Paquet propose des remèdes qu’on pourrait qualifier de radicaux. Il faut surmonter les biais causés par le réductionnisme qui limite d’une façon simpliste les aspects de la réalité et des motivations prises en compte par la recherche. Tout comme des guildes médiévales fermées, il faut sortir les universitaires de leurs prisons mentales qui les empêchent d’avoir une juste perception des suppositions erronées qu’ils avancent. Cette ouverture viendra d’une expérimentation plus large reliée à une collaboration menant à un apprentissage social. Paquet endosse la méthode « phronétique » (d’Aristote en passant par Bent Flyvberg) qui se fonde sur la réalité, porte une attention aux circonstances contextuelles (p. ex. historiques, psychosociales), exige l’organisation de l’action collective nécessaire et reconnaît la centralité d’un dialogue significatif entre tous les participants. Il faut aussi une approche réflexive qui permet à un groupe d’apprendre de sa propre expérience. De plus, il faut une capacité d’analyse critique, une philosophie de sources ouvertes, et la coordination de la collaboration pour que chaque citoyen devienne un producteur potentiel de gouvernance – mettant fin ainsi au mythe centralisateur qui veut que quelqu’un doit être au contrôle.

Le livre est assurément érudit. Tellement, qu’on aurait voulu qu’il y en ait deux, un sur les épistémologies et un autre sur la gouvernance. Tel qu’il est, les deux thèmes n’y sont pas pleinement exploités, le lien entre les deux est superficiel et souvent on ne sait pas de quel sujet il s’agit. La critique des sciences sociales, que je partage, ne reçoit pas le plein développement qu’elle aurait mérité.
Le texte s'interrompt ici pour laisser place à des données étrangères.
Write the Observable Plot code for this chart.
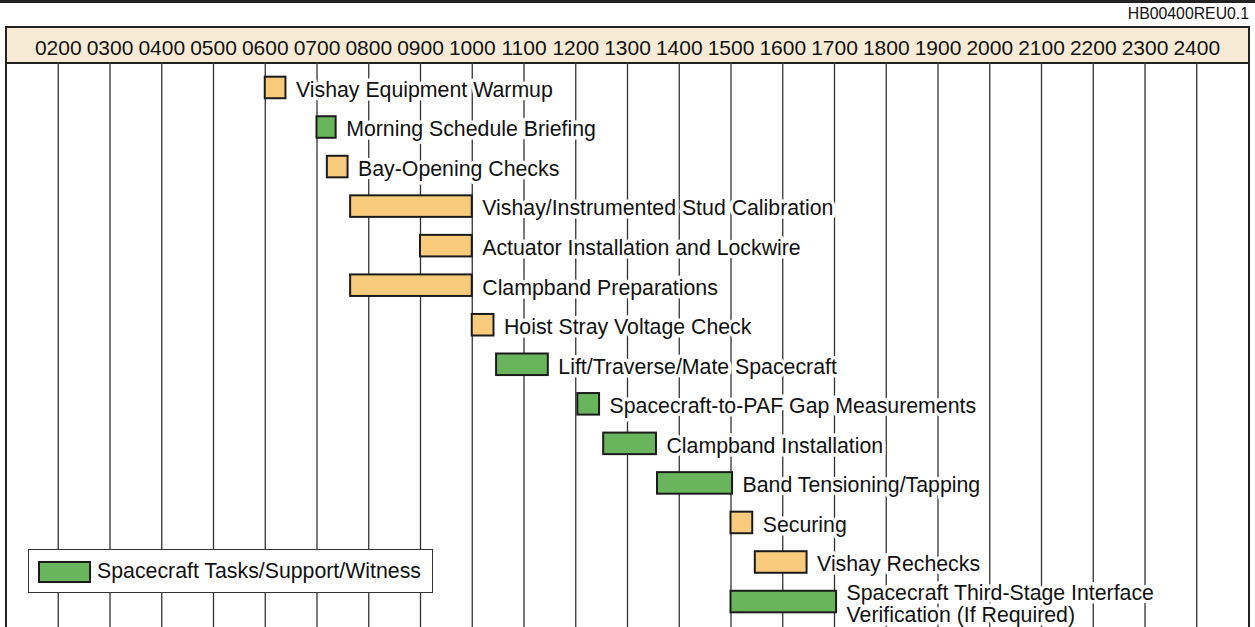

Souvent les thèmes ne sont que nommés et les solutions proposées sont minimes en comparaison avec celles avancées sur la gouvernance. Dans les deux cas, les solutions – les formes alternatives de recherches et de gouvernance proposées – sont trop complexes. Au niveau analytique, on a seulement besoin du degré de complexité requis pour refléter les problèmes à résoudre.

Si l’on peut signaler une faiblesse particulière du livre, il en est une qui est reconnue par l’auteur lui-même. Il constate que, pour changer les orientations d’un groupe, on ne peut souvent pas y aller directement ou par confrontation (p. 239). Cependant, l’invective utilisée par Paquet contre les disciplines et les universitaires me semble peu apte à les conduire sur le chemin des réformes. Ce qui est, après tout, l’objectif souhaité.